Hay que poner un bingo en la Academia de la Historia, no como una dotación más del deteriorado engendro, sino para sustituirla. En España, las instituciones están en una grave crisis. Ya decía el premio Nobel Gabriel García Márquez que el peor enemigo del castellano es la Academia de la Lengua. Pues la de la historia no le anda a la zaga.
La Academia de la Historia demuestra día a día que no le interesa la historia. En el caso del valiente general y gran estadista Juan Prim y Prats ni siquiera aparenta querer enterarse de qué ha pasado durante el reciente bicentenario de su nacimiento. Incluso si se invita a la dirección a interesarse por el vuelco histórico, gratis total, ni siquiera responde.
Ha habido un presunto historiador que ha dicho que el hecho de haber descubierto que el general fue estrangulado no le añade nada, cuando cambia todo lo sucedido. Esta parece ser la postura de la institución que sería más rentable cambiar por un bingo que sirviera de sosiego en vez de un vetusto organismo que no añade sino confusión al conocimiento de nuestro legado.
En el caso de la Academia de la Historia, sus gerifaltes ni siquiera sienten curiosidad por saber qué base tiene el estudio riguroso, científico e irrefutable, sino que siguen en la estela del antiguo director que, en medio de un gran escándalo y en plena democracia, dedicó sus mayores esfuerzos a pulir la entrada sobre Franco del diccionario biográfico para que no tuviera que decir que fue un dictador, dando cuenta de lo acabada que está la institución, hoy sólo refugio de vacuas vanidades.
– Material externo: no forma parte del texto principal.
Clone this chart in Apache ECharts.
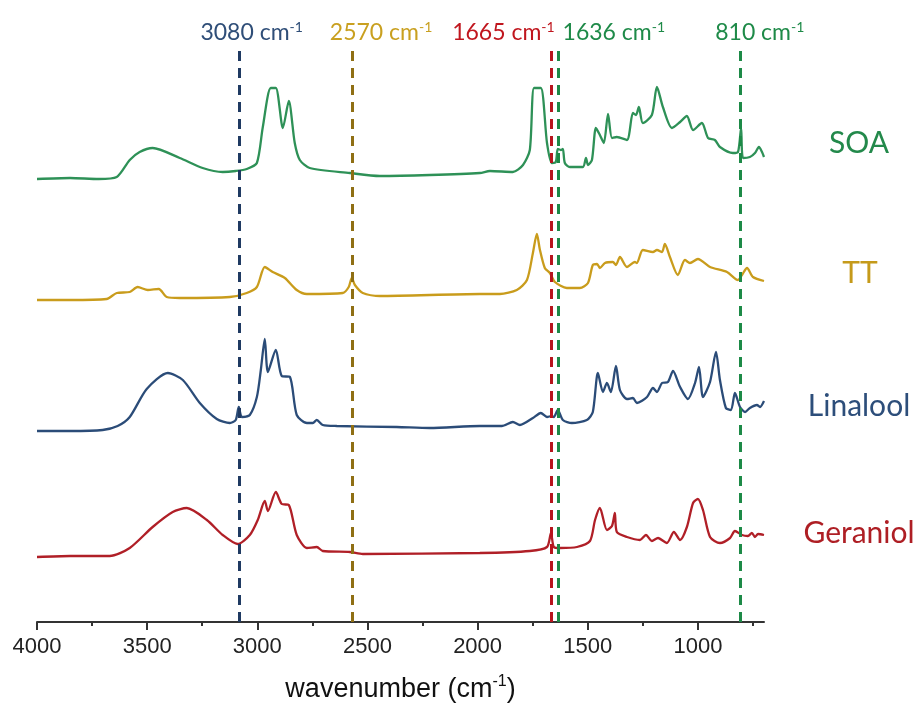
<!DOCTYPE html>
<html><head><meta charset="utf-8">
<script src="https://cdn.jsdelivr.net/npm/echarts@6/dist/echarts.min.js"></script>
<style>html,body{margin:0;padding:0;background:#fff}#c{width:924px;height:711px}</style>
</head><body><div id="c"></div>
<script>
// ---- data (wavenumber in cm-1, absorbance in arbitrary units relative to each spectrum's baseline) ----
const soaWn = [4000,3850,3720,3638,3579,3534,3475,3352,3248,3157,3098,3048,3002,2975,2939,2916,2884,2857,2830,2807,2762,2580,2444,2217,1990,1944,1840,1794,1763,1744,1713,1685,1663,1645,1636,1622,1613,1604,1581,1522,1508,1499,1481,1463,1445,1427,1408,1390,1368,1322,1295,1281,1268,1250,1209,1186,1159,1118,1081,1050,1022,982,954,923,900,841,818,804,795,764,741,723,709,700];
const soaAbs = [0,1,0,2,19,27,31,21,11,7,8,10,16,52,91,91,51,78,36,19,11,6,3,4,6,8,7,14,29,91,91,36,16,17,30,29,30,16,12,12,21,14,19,51,44,36,65,41,42,39,66,64,72,56,64,92,72,51,57,63,49,56,41,39,32,26,27,51,21,22,26,32,27,22];

const ttWn = [4000,3850,3684,3638,3579,3543,3497,3447,3411,3352,3125,3048,3002,2966,2930,2875,2821,2775,2612,2585,2571,2557,2521,2444,1990,1899,1822,1776,1749,1731,1717,1695,1672,1649,1595,1536,1499,1477,1458,1445,1422,1386,1372,1354,1322,1286,1277,1250,1204,1186,1163,1150,1127,1091,1059,1036,1000,945,868,818,800,777,750,700];
const ttAbs = [0,0,1,7,8,13,10,11,3,2,3,7,13,33,28,22,10,6,7,13,22,15,7,4,6,6,10,20,47,66,50,32,27,18,12,12,17,35,36,32,37,38,35,43,33,38,37,50,48,50,48,56,43,25,40,37,41,33,28,20,25,32,23,19];

const linaloolWn = [4000,3850,3702,3634,3579,3502,3406,3338,3261,3184,3125,3098,3084,3070,3034,3002,2984,2966,2952,2916,2889,2852,2821,2775,2748,2730,2703,2639,2367,2217,1990,1890,1840,1808,1749,1713,1685,1663,1654,1636,1613,1572,1504,1477,1454,1431,1413,1395,1372,1354,1322,1295,1277,1231,1204,1186,1163,1136,1113,1081,1045,1013,995,977,945,918,900,873,850,832,809,786,764,732,718,700];
const linaloolAbs = [0,0,1,5,14,42,58,51,28,12,8,11,24,14,16,34,61,92,59,81,55,54,16,8,8,11,6,5,4,3,5,5,9,6,13,18,14,15,14,21,11,8,11,19,58,39,48,39,65,41,32,33,28,34,43,39,48,49,60,44,32,48,64,34,49,79,51,23,21,38,24,19,23,26,24,30];

const geraniolWn = [4000,3850,3670,3579,3475,3384,3320,3229,3157,3089,3034,2998,2966,2952,2916,2889,2857,2821,2775,2730,2703,2580,2521,1990,1763,1685,1667,1654,1626,1549,1490,1467,1445,1413,1390,1377,1368,1322,1263,1236,1209,1181,1141,1109,1081,1050,1022,1000,977,945,900,854,832,800,773,755,741,727,700];
const geraniolAbs = [0,1,1,9,30,45,49,37,22,13,22,37,56,46,65,53,52,22,9,10,6,5,3,4,6,10,24,10,9,10,16,37,49,27,31,44,25,20,17,22,16,19,14,25,17,30,54,58,47,20,14,19,26,22,21,24,20,23,22];

const spectrumNames = ['SOA', 'TT', 'Linalool', 'Geraniol'];
const stackOffsets = [443, 322, 191, 65];   // vertical offset of each spectrum (a.u.)

const markerWn = [3080, 2570, 1665, 1636, 810];
const markerText = ['3080 cm', '2570 cm', '1665 cm', '1636 cm', '810 cm'];

const majorTicks = [4000, 3500, 3000, 2500, 2000, 1500, 1000];
const minorTicks = [3750, 3250, 2750, 2250, 1750, 1250, 750];

// ---- styles ----
const lineColors = ['#2e9157', '#c99c1c', '#2b4c78', '#b01f27'];
const nameColors = ['#23894b', '#c59a1a', '#2d4e7a', '#ae1e24'];
const namePos = [[859, 143], [860, 273], [859, 406], [859, 533]];
const markerLineColors = ['#1f3a62', '#8f6f14', '#b8141d', '#1d8a47', '#1d8a47'];
const markerTextColors = ['#2f4e78', '#c9a020', '#c0161e', '#1e8a48', '#1e8a48'];
const markerDx = [12, 29, -48, 56, 20];

const wnArrays = [soaWn, ttWn, linaloolWn, geraniolWn];
const absArrays = [soaAbs, ttAbs, linaloolAbs, geraniolAbs];

const chart = echarts.init(document.getElementById('c'), null, {renderer: 'canvas'});

const series = spectrumNames.map((name, k) => ({
  name,
  type: 'line',
  xAxisIndex: 0,
  showSymbol: false,
  smooth: 0.25,
  silent: true,
  animation: false,
  data: wnArrays[k].map((w, i) => [w, absArrays[k][i] + stackOffsets[k]]),
  lineStyle: {color: lineColors[k], width: 2.3},
  z: 2
}));

series.push({
  type: 'line',
  xAxisIndex: 0,
  data: [],
  silent: true,
  animation: false,
  markLine: {
    silent: true,
    animation: false,
    symbol: ['none', 'none'],
    data: markerWn.map((w, i) => ({
      xAxis: w,
      lineStyle: {color: markerLineColors[i], type: [10, 7], width: 3},
      label: {
        show: true,
        position: 'end',
        distance: 4,
        offset: [markerDx[i], 0],
        formatter: '{a|' + markerText[i] + '}{s|-1}',
        rich: {
          a: {color: markerTextColors[i], fontSize: 23, fontFamily: 'Lato', lineHeight: 26},
          s: {color: markerTextColors[i], fontSize: 14, fontFamily: 'Lato', verticalAlign: 'top', lineHeight: 14}
        }
      }
    }))
  }
});

const axisColor = '#333';
chart.setOption({
  animation: false,
  backgroundColor: '#fff',
  grid: {left: 37, right: 160, top: 50, bottom: 89},
  xAxis: [{
    type: 'value', inverse: true, min: 700, max: 4000, position: 'bottom',
    axisLine: {show: true, lineStyle: {color: axisColor, width: 2}},
    axisTick: {show: true, customValues: majorTicks, length: 8, lineStyle: {color: axisColor, width: 2}},
    axisLabel: {customValues: majorTicks, formatter: v => String(v), fontFamily: 'Liberation Sans, Arial', fontSize: 22, color: '#222', margin: 14},
    splitLine: {show: false},
    name: '{a|wavenumber (cm}{s|-1}{a|)}',
    nameLocation: 'middle',
    nameGap: 52,
    nameTextStyle: {
      rich: {
        a: {fontFamily: 'Liberation Sans, Arial', fontSize: 27, color: '#111', lineHeight: 32},
        s: {fontFamily: 'Liberation Sans, Arial', fontSize: 16, color: '#111', verticalAlign: 'top', lineHeight: 16}
      }
    }
  }, {
    type: 'value', inverse: true, min: 700, max: 4000, position: 'bottom', gridIndex: 0,
    axisLine: {show: false},
    axisTick: {show: true, customValues: minorTicks, length: 4, lineStyle: {color: axisColor, width: 2}},
    axisLabel: {show: false},
    splitLine: {show: false}
  }],
  yAxis: {type: 'value', min: 0, max: 572, show: false, splitLine: {show: false}},
  graphic: spectrumNames.map((name, k) => ({
    type: 'text',
    x: namePos[k][0],
    y: namePos[k][1],
    silent: true,
    style: {text: name, fill: nameColors[k], fontSize: 30, fontFamily: 'Lato', align: 'center', verticalAlign: 'middle'}
  })),
  series
});
</script>
</body></html>
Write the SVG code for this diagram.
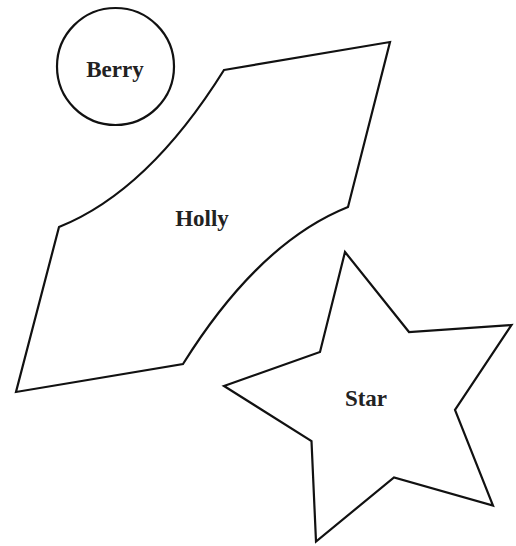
<svg xmlns="http://www.w3.org/2000/svg" width="516" height="546" viewBox="0 0 516 546">
<style>
.shape{fill:#ffffff;stroke:#111111;stroke-width:2.2;stroke-linejoin:miter}
.label{font-family:"Liberation Serif","Times New Roman",serif;font-weight:bold;font-size:23px;fill:#222222;text-anchor:middle}
</style>
<rect width="516" height="546" fill="#ffffff"/>
<g id="berry">
<circle class="shape" cx="115.5" cy="66.5" r="58.5"/>
<text class="label" x="115" y="76.5">Berry</text>
</g>
<g id="holly">
<path class="shape" d="M224,70 L390,42 L348,207 Q258.8,242.7 183,364 L16,392 L59,227 Q148.2,191.3 224,70 Z"/>
<text class="label" x="202" y="225.5">Holly</text>
</g>
<g id="star">
<polygon class="shape" points="345,252 409,332 511.5,325 455,410 493,505.5 394,477.5 316,541.5 311.5,441 224,386 320,352"/>
<text class="label" x="366" y="406">Star</text>
</g>
<g id="connectors"></g>
</svg>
La Academia es un olvidado lugar donde se festejan unos a otros y apuestan por el inmovilismo y el franquismo por razones que no digo aquí porque de la prolijidad se suele engendrar el fastidio.
A muchos presuntos historiadores españoles les repatea ir a las fuentes o recoger documentos. De hecho se ha descubierto que en este gran asunto histórico que cambió de raíz la historia de España, lo que más han hecho ha sido copiarse unos a otros. La aversión de algunos por la comprobación con el documento original queda clara por ejemplo en la partida de defunción de Prim. En todos los manuales que recogen la mentira convertida en historia figura como día de la muerte el 30 de diciembre de 1870, cuando la partida de defunción pone que fue el 31.
Excepto el investigador José María Fontana nadie ha hecho un uso realista de ella: las dos fechas son falsas e imposibles pero la del 30, además, está claramente inventada.
La Academia de la Historia, a la sombra de la corona y fuertemente subvencionada por el ministerio correspondiente, está en una crisis terminal que no le permite otra cosa que dar menos conferencias que el Ateneo y ofrecer presentaciones de libros que no pueden ni compararse con las de la Fnac, a la vez que sirve de refugio a la caduca aristocracia, puesto que tiene entre sus académicos al menos a tres marqueses, dos duques y una condesa. Sufre una doble crisis: la de los tiempos y la suya propia.
La Academia de la Historia surgió como tertulia para debatir sobre los hechos históricos y fue el rey Felipe V quien la tomó bajo su protección e impulso. Hoy día como no debate socialmente sobre nada y nada le interesa debe considerarse que ha cumplido su función y darle cerrojazo.
Es peor que existan instituciones como esta que disfrazan la realidad y hacen creer que un problema está resuelto cuando sólo está burdamente tapado.
Pase lo que pase, la Academia de la Historia no está ni se la espera. Ni impulsa estudios, ni los examina, ni da su opinión, ni favorece el debate, ni busca el conocimiento de lo ocurrido, ni divulga los hallazgos, ni la actualidad histórica. Sería por tanto de mayor sosiego, solaz y aprendizaje para el pueblo soberano que en su caserón se instalara una sala de sano entretenimiento con acceso libre donde pudiera mostrarse la historia que no propende. Con el cante de los números del bingo: "El 1, Unamuno; el 14, la República; el 36, la Guerra…" se aprende más verdad histórica que la que la Academia representa.